A Sunday Chat with Myself—Microplastics

It’s when plastic takes on a life of its own that the food chain will be disrupted.” —Anthony T. Hicks

Sundays are usually a quieter time when I can relax and reflect on the metaphysical things in my life—the moral and spiritual side of living that give value to my being here on earth.

Today, my thoughts turned to the dangerous role microplastics are starting to play in my life. It’s still not quite mainstream media yet, but it’s getting there. One reason, I suspect, why “big media” is still dragging its feet on exposing this problem is because big business—which big media is part of— will be a big looser if we ever start to cut back or replace plastics.

But, I wonder, is all this “ignoring the problem” by media a way of hiding the “wolf in sheep’s clothes?

First, what are microplastics, and why are they dangerous? According to Wikipedia, microplastics “are small pieces of plastic that pollute the environment … the U.S. National Oceanic and Atmospheric Administration classifies microplastics as less than 5 mm in diameter.” There are two classifications of microplastics: those that we are purposely creating—Primary Microplastics, like small pellets that are used in packaging and air blasting, or “scrubbers,” used in hand cleansers and facial scrubs.

I’ts when we go fishing for plastic that we wonder where all the fish have gone.” —Anthony T. Hicks

One danger that microplastics pose in their use in air blasting as “scrubbers” on machinery to remove rust and paint is that they are repeatedly reused until they are so small that their cutting power is lost. In that use, they become contaminated with heavy metals that are a health hazard to all living mammals.

Secondary Microplastics are the product of the natural breakdown of plastics in nature—on land and in the sea—as small as 1.6 micrometers (0.00006299 of an inch) in diameter. These microplastics, as they are ingested through our food, are so small that they can easily penetrate stomach or blood vessel linings and enter the body at will, entering our vital organs, where our body can’t control their presence, thus wreaking all manner of havoc.

So, what can I do, personally, to help alleviate this problem? I can start using cloth shopping bags when I go to the grocery store. When I buy a single item in a store, I don’t need the cashier to place it into a plastic bag for me to carry out when I can just as easily carry it holding it in my hand.

When available, I can buy bulk items like cereal, other food mixes and the like, instead of spending a lot of extra money paying for packaged boxes of the product.

Recycling plastics as much as possible is another major way in which we can reduce the amount of plastics in our landfills.

Pick up garbage (that’s mostly made of plastics) irresponsible people discard along pathways, sidewalks or roadways and deposit them in proper garbage disposable units.

Organizations have sprung up that are devoting their time and resources to plastics cleanup, both on land and in our oceans, and my deepest respect and admiration goes out to them for the responsible work of planet-earth stewardship that they have taken upon themselves.

However, just to satisfy our goal to clean up other people’s garbage is not going to save us from extinction!
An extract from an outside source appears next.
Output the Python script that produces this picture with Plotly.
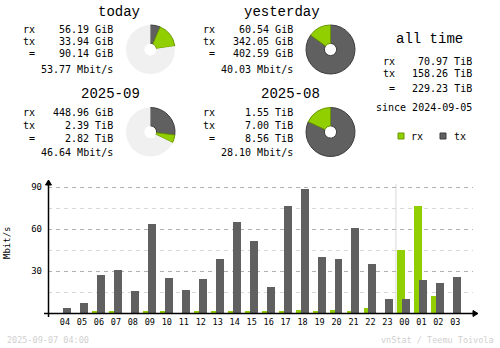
import plotly.graph_objects as go

# ---- data ----
hours = ["04","05","06","07","08","09","10","11","12","13","14","15",
         "16","17","18","19","20","21","22","23","00","01","02","03"]
rx_mbit = [0.0,0.0,1.0,1.0,0.0,1.7,1.7,0.0,1.0,1.0,1.7,1.0,
           1.0,1.7,2.4,1.0,2.4,1.0,3.8,0.0,45.2,76.7,12.4,0.0]
tx_mbit = [3.8,7.4,27.4,31.0,16.0,63.8,25.2,16.7,24.5,38.8,65.2,51.7,
           18.8,76.7,88.8,40.2,38.8,61.0,35.2,10.2,10.2,23.8,21.7,26.0]

today_vals = ["56.19 GiB", "33.94 GiB", "90.14 GiB", "53.77 Mbit/s"]
yesterday_vals = ["60.54 GiB", "342.05 GiB", "402.59 GiB", "40.03 Mbit/s"]
month_vals = ["448.96 GiB", "2.39 TiB", "2.82 TiB", "46.64 Mbit/s"]
prevmonth_vals = ["1.55 TiB", "7.00 TiB", "8.56 TiB", "28.10 Mbit/s"]
alltime_vals = ["70.97 TiB", "158.26 TiB", "229.23 TiB"]

# donut slices: [tx, rx, remaining]
pie_today = [23, 59, 278]
pie_yesterday = [342.05, 60.54, 0]
pie_month = [97, 19, 244]
pie_prevmonth = [7.00, 1.55, 0]

RX = "#92CF00"
TX = "#606060"
RXD = "#6A9600"
TXD = "#3C3C3C"
PIEBG = "#F0F0F0"

W, H = 500, 348
def px(x): return x / W
def py(y): return 1 - y / H

fig = go.Figure()

def donut(vals, cx, cy, r=24.5):
    fig.add_trace(go.Pie(
        values=vals, sort=False, direction="clockwise", rotation=0,
        hole=0.25, textinfo="none", hoverinfo="skip", showlegend=False,
        domain=dict(x=[px(cx - r), px(cx + r)], y=[py(cy + r), py(cy - r)]),
        marker=dict(colors=[TX, RX, PIEBG],
                    line=dict(color=[TXD, RXD, PIEBG], width=[1, 1, 0]))))

donut(pie_today, 150.5, 49.5)
donut(pie_yesterday, 330.5, 49.5)
donut(pie_month, 150.5, 132)
donut(pie_prevmonth, 330.5, 132)

# ---- bars ----
fig.add_trace(go.Bar(x=hours, y=rx_mbit, offset=-0.41, width=0.47,
                     marker=dict(color=RX, line=dict(width=0)),
                     showlegend=False, hoverinfo="skip"))
fig.add_trace(go.Bar(x=hours, y=tx_mbit, offset=-0.12, width=0.47,
                     marker=dict(color=TX, line=dict(width=0)),
                     showlegend=False, hoverinfo="skip"))

MONO = "DejaVu Sans Mono"
TITLEF = "Liberation Mono"
ann = []
def txt(s, x, y, size=10, anchor="right", color="black", family=MONO):
    ann.append(dict(text=s, x=px(x), y=py(y), xref="paper", yref="paper",
                    xanchor=anchor, yanchor="middle", showarrow=False,
                    font=dict(family=family, size=size, color=color)))

def block(title, vals, tx_right, lab_right, val_right, ytitle, yrows):
    txt(title, tx_right, ytitle, size=14, family=TITLEF)
    for lab, v, yy in zip(["rx", "tx", "="], vals[:3], yrows[:3]):
        txt(lab, lab_right, yy)
        txt(v, val_right, yy)
    if len(vals) > 3:
        txt(vals[3], val_right, yrows[3])

block("today", today_vals, 142, 37, 115, 12, [29, 41, 54, 69])
block("2025-09", month_vals, 142, 37, 115, 94, [112, 125, 138, 152])
block("yesterday", yesterday_vals, 322, 217, 295, 12, [29, 41, 54, 69])
block("2025-08", prevmonth_vals, 322, 217, 295, 94, [112, 125, 138, 152])

txt("all time", 429, 39, size=14, anchor="center", family=TITLEF)
for lab, v, yy in zip(["rx", "tx", "="], alltime_vals, [62, 73, 88]):
    txt(lab, 397, yy)
    txt(v, 474, yy)
txt("since 2024-09-05", 474, 108)
txt("rx", 409, 136, anchor="left")
txt("tx", 452, 136, anchor="left")

txt("Mbit/s", 14, 243, size=9)
ann[-1]["textangle"] = -90

txt("2025-09-07 04:00", 5, 340, size=8.5, anchor="left", color="#D0D0D0")
txt("vnStat / Teemu Toivola", 496, 340, size=8.5, anchor="right", color="#D0D0D0")

shapes = [
    # legend squares
    dict(type="rect", xref="paper", yref="paper", x0=px(398), x1=px(404),
         y0=py(139), y1=py(133), fillcolor=RX, line=dict(color=RXD, width=1)),
    dict(type="rect", xref="paper", yref="paper", x0=px(440), x1=px(446),
         y0=py(139), y1=py(133), fillcolor=TX, line=dict(color=TXD, width=1)),
    # day separator between 23 and 00
    dict(type="line", xref="x", yref="paper", x0=19.5, x1=19.5,
         y0=py(313), y1=py(184), line=dict(color="#D8D8D8", width=1), layer="below"),
    # axes
    dict(type="line", xref="paper", yref="paper", x0=px(44), x1=px(475),
         y0=py(313.5), y1=py(313.5), line=dict(color="black", width=1.5)),
    dict(type="line", xref="paper", yref="paper", x0=px(48.5), x1=px(48.5),
         y0=py(317), y1=py(183), line=dict(color="black", width=1.5)),
    dict(type="path", xref="paper", yref="paper",
         path=f"M {px(473)} {py(310.5)} L {px(478)} {py(313.5)} L {px(473)} {py(316.5)} Z",
         fillcolor="black", line=dict(color="black", width=1)),
    dict(type="path", xref="paper", yref="paper",
         path=f"M {px(45.5)} {py(185)} L {px(48.5)} {py(180)} L {px(51.5)} {py(185)} Z",
         fillcolor="black", line=dict(color="black", width=1)),
]

fig.update_layout(
    width=W, height=H, margin=dict(l=0, r=0, t=0, b=0),
    paper_bgcolor="white", plot_bgcolor="white",
    barmode="overlay", bargap=0,
    annotations=ann, shapes=shapes,
    xaxis=dict(domain=[px(48), px(473)], range=[-1.0, 24.04],
               type="category", showgrid=False, zeroline=False, showline=False,
               ticks="", tickfont=dict(family=MONO, size=8.5, color="black"),
               ticklabelstandoff=2, fixedrange=True),
    yaxis=dict(domain=[py(313), py(180)], range=[0, 95],
               tickvals=[30, 60, 90], ticks="", showline=False, zeroline=False,
               gridcolor="#B0B0B0", griddash="4px,4px", gridwidth=1,
               tickfont=dict(family=MONO, size=9, color="black"),
               ticklabelstandoff=5,
               minor=dict(tickmode="array", tickvals=[15, 45, 75], showgrid=True,
                          gridcolor="#D8D8D8", griddash="4px,4px", gridwidth=1),
               fixedrange=True),
)

fig.write_html("out.html")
Humanity has to wake up, and each one of us has to take our share of responsibility to restore Gaia to her original, pristine “Garden of Eden” state that we found her in when we first came here.

With a little thought, it’s easy to find more ways to cut back on the use of plastics, but plastics are so engrained in our way of life, it would be almost impossible to completely remove them—at least not in our immediate future.
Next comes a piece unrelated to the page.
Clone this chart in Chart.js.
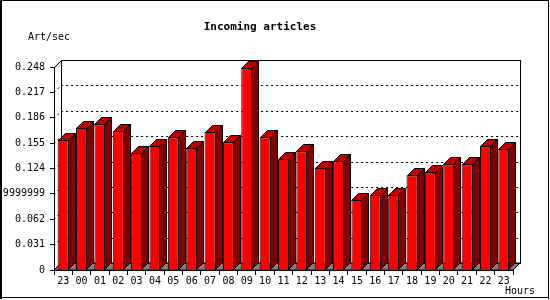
<!DOCTYPE html>
<html>
<head>
<meta charset="utf-8">
<script src="https://cdn.jsdelivr.net/npm/chart.js@4/dist/chart.umd.min.js"></script>
<style>
  html, body { margin: 0; padding: 0; background: #fff; }
  canvas { display: block; }
</style>
</head>
<body>
<canvas id="chart" width="550" height="300"></canvas>
<script>
// hourly values
const hours = ['23','00','01','02','03','04','05','06','07','08','09','10','11','12','13','14','15','16','17','18','19','20','21','22','23'];
const artPerSec = [0.159, 0.174, 0.178, 0.170, 0.1435, 0.152, 0.162, 0.1496, 0.169, 0.156, 0.247, 0.162, 0.136,
                   0.145, 0.125, 0.133, 0.086, 0.092, 0.092, 0.1155, 0.120, 0.129, 0.129, 0.151, 0.148];
const yTickValues = [0, 0.031, 0.062, 0.093, 0.124, 0.155, 0.186, 0.217, 0.248];
const yTickLabels = ['0', '0.031', '0.062', '0.09299999999999999', '0.124', '0.155', '0.186', '0.217', '0.248'];

const DEPTH = 7;
const MONO = "'DejaVu Sans Mono', 'Liberation Mono', monospace";

function poly(ctx, pts, fill) {
    ctx.beginPath();
    ctx.moveTo(pts[0][0], pts[0][1]);
    for (let i = 1; i < pts.length; i++) ctx.lineTo(pts[i][0], pts[i][1]);
    ctx.closePath();
    if (fill) { ctx.fillStyle = fill; ctx.fill(); }
    ctx.stroke();
}

// back wall, floor and dotted grid behind the bars
const backdrop = {
    id: 'backdrop',
    beforeDatasetsDraw(chart) {
        const { ctx, chartArea: a, scales: { y } } = chart;
        const d = DEPTH;
        ctx.save();
        ctx.strokeStyle = '#000';
        ctx.lineWidth = 1;
        poly(ctx, [[a.left, a.bottom], [a.right, a.bottom], [a.right + d, a.bottom - d], [a.left + d, a.bottom - d]], '#808080');
        ctx.setLineDash([2, 3]);
        yTickValues.slice(1, -1).forEach(v => {
            const py = Math.round(y.getPixelForValue(v)) + 0.5;
            ctx.beginPath();
            ctx.moveTo(a.left, py);
            ctx.lineTo(a.left + d, py - d);
            ctx.lineTo(a.right + d, py - d);
            ctx.stroke();
        });
        ctx.setLineDash([]);
        const t = Math.round(a.top) + 0.5;
        ctx.strokeRect(Math.round(a.left) + d + 0.5, t - d, a.right - a.left, a.bottom - a.top);
        ctx.beginPath();
        ctx.moveTo(a.left + 0.5, t);
        ctx.lineTo(a.left + d + 0.5, t - d);
        ctx.stroke();
        ctx.restore();
    },
    afterDatasetsDraw(chart) {
        const { ctx } = chart;
        const d = DEPTH;
        ctx.save();
        ctx.strokeStyle = '#000';
        ctx.lineWidth = 1;
        chart.getDatasetMeta(0).data.forEach(bar => {
            const xl = Math.round(bar.x - bar.width / 2) + 0.5;
            const xr = Math.round(bar.x + bar.width / 2) - 0.5;
            const top = Math.round(bar.y) + 0.5;
            const base = Math.round(bar.base) - 0.5;
            poly(ctx, [[xr, top], [xr + d, top - d], [xr + d, base - d], [xr, base]], '#800000');
            poly(ctx, [[xl, top], [xl + d, top - d], [xr + d, top - d], [xr, top]], '#c00000');
        });
        ctx.restore();
    },
    afterDraw(chart) {
        const { ctx } = chart;
        ctx.save();
        ctx.fillStyle = '#000';
        ctx.font = 'bold 11px ' + MONO;
        ctx.textAlign = 'center';
        ctx.textBaseline = 'middle';
        ctx.fillText('Incoming articles', 260, 27);
        ctx.font = '10px ' + MONO;
        ctx.textAlign = 'left';
        ctx.fillText('Art/sec', 28, 37);
        ctx.fillText('Hours', 505, 291);
        ctx.fillRect(0, 0, 2, 299);
        ctx.fillRect(0, 0, 549, 1);
        ctx.fillRect(548, 0, 1, 299);
        ctx.fillRect(0, 297, 549, 1);
        ctx.restore();
    }
};

new Chart(document.getElementById('chart'), {
    type: 'bar',
    data: {
        labels: hours,
        datasets: [{
            data: artPerSec,
            backgroundColor: '#ff0000',
            borderColor: '#000',
            borderWidth: 1,
            categoryPercentage: 0.6,
            barPercentage: 1.0
        }]
    },
    options: {
        responsive: false,
        animation: false,
        layout: { padding: { top: 67, right: 37, bottom: 0, left: 0 } },
        plugins: { legend: { display: false }, tooltip: { enabled: false } },
        scales: {
            x: {
                afterFit: s => { s.height = 30; },
                grid: { offset: true, drawOnChartArea: false, tickLength: 5, color: '#000' },
                border: { color: '#000' },
                ticks: { color: '#000', font: { family: MONO, size: 10 }, padding: 0, maxRotation: 0, autoSkip: false }
            },
            y: {
                min: 0,
                max: 0.248,
                afterFit: s => { s.width = 54; },
                afterBuildTicks: s => { s.ticks = yTickValues.map(v => ({ value: v })); },
                grid: { drawOnChartArea: false, tickLength: 4, color: '#000' },
                border: { color: '#000' },
                ticks: {
                    color: '#000',
                    font: { family: MONO, size: 10 },
                    padding: 5,
                    callback: (v, i) => yTickLabels[i]
                }
            }
        }
    },
    plugins: [backdrop]
});
</script>
</body>
</html>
According to The Independent, global plastic production has increased dramatically. Between 2004 and 2014, the amount of plastic production rose by 38 percent!

The United Nations reports that “[this] is the most dangerous environmental problem facing the world today.”

“Millions of tons of tiny debris from plastic bags, bottles and clothes in the world’s oceans present a serious threat to human health and marine ecosystems,” warns the Independent.

Unless we do something, collectively—and soon— I must ask, who do you think will be the next dominant species on earth after we’ve annihilated ourselves? The Cockroach—again?